As recipients of the Edison Award for Innovation, invention has been the hallmark of PTS’ impact on the education marketplace.  The experience of having developed technology to create industry-standard metrics for performance, poised PTS to refine and explore alternative modes of service delivery.  Telepractice leverages the company’s inherent cloud-based advantages in a way that comprehensively meets the needs of students . . . everywhere.  Whether the nature of the need exists due to remote location, disability, therapist shortages, budget considerations or truancy, PTS pairs highly skilled therapists with user-friendly, streamlined digital platforms.  Our clear organizational objective has been a focus on removing all barriers, physical and otherwise, to student supports.

Benefits of Telepractice

Students today use computers as part of their learning process, so the transition to receiving therapy on a computer is not a big adjustment. Because the therapy session is live and highly individualized, the benefits are even greater.  As an added perk, sessions can be recorded and replayed for the student/parents/legal guardians providing opportunities for review, practice, feedback, and carry-over outside of the school environment.
  1. It’s cost effective.
  2. It’s fun, interactive, and allows kids to bond and forget about their worries.
  3. It allows easy assessment and analysis of progress in terms of speech and other social aspects such as ease of interaction.
  4. It’s a flexible system and can easily be incorporated into any school district.
  5. It’s convenient for the school, the teletherapists, and the parents since no travel is involved.
  6. It can be just as effective as face to face speech therapy.

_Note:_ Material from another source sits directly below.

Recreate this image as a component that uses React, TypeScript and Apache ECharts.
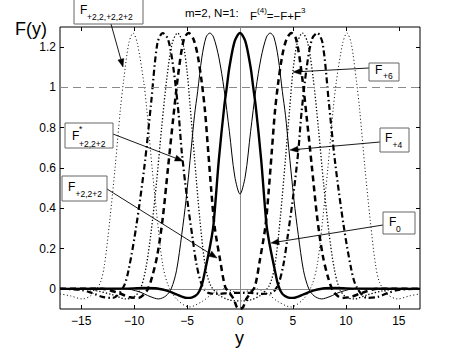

Roles and Responsibilities (Based on ASHA Guidelines) 

Telepractice is an appropriate model of service delivery for audiologists and SLPs.

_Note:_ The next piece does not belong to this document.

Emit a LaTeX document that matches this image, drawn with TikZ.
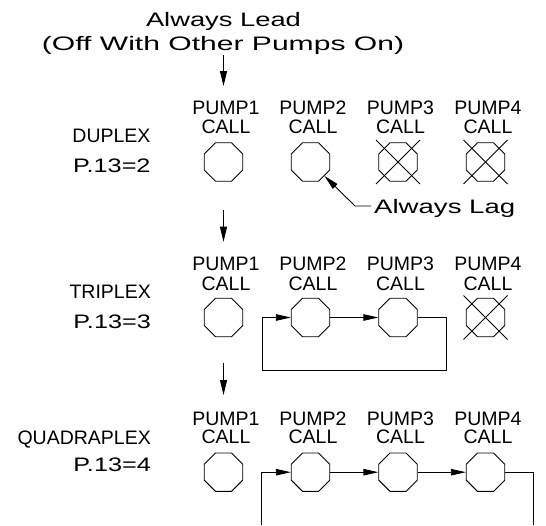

Roles and responsibilities for audiologists and SLPs in the provision of services via telepractice include:
  • understanding and applying appropriate models of technology used to deliver services;
  • understanding the appropriate specifications and operations of technology used in delivery of services;
  • calibrating and maintaining clinical instruments and telehealth equipment;
  • selecting clients who are appropriate for assessment and intervention services via telepractice;
  • selecting and using assessments and interventions that are appropriate to the technology being used and that take into consideration client and disorder variables;
  • being sensitive to cultural and linguistic variables that affect the identification, assessment, treatment, and management of communication disorders/differences in individuals receiving services via telepractice;
  • training and using support personnel appropriately when delivering services;
  • being familiar with the available tools and methods and applying them to evaluate the effectiveness of services provided and to measure outcomes;
  • maintaining appropriate documentation, including informed consent for use of telepractice and documentation of the telepractice encounter;
  • being knowledgeable about and compliant with existing rules and regulations regarding telepractice, including security and privacy protections, reimbursement for services, and licensure, liability, and malpractice concerns; and
  • collaborating with physicians and other practitioners for timely referral and follow-up services.

​Telepractice is constantly evolving. Ongoing education and training is required to maintain expertise and familiarity with changes in technology and potential clinical applications. Web technology allows clinicians to engage clients through virtual environments and other personally salient activities (Towey, 2012a).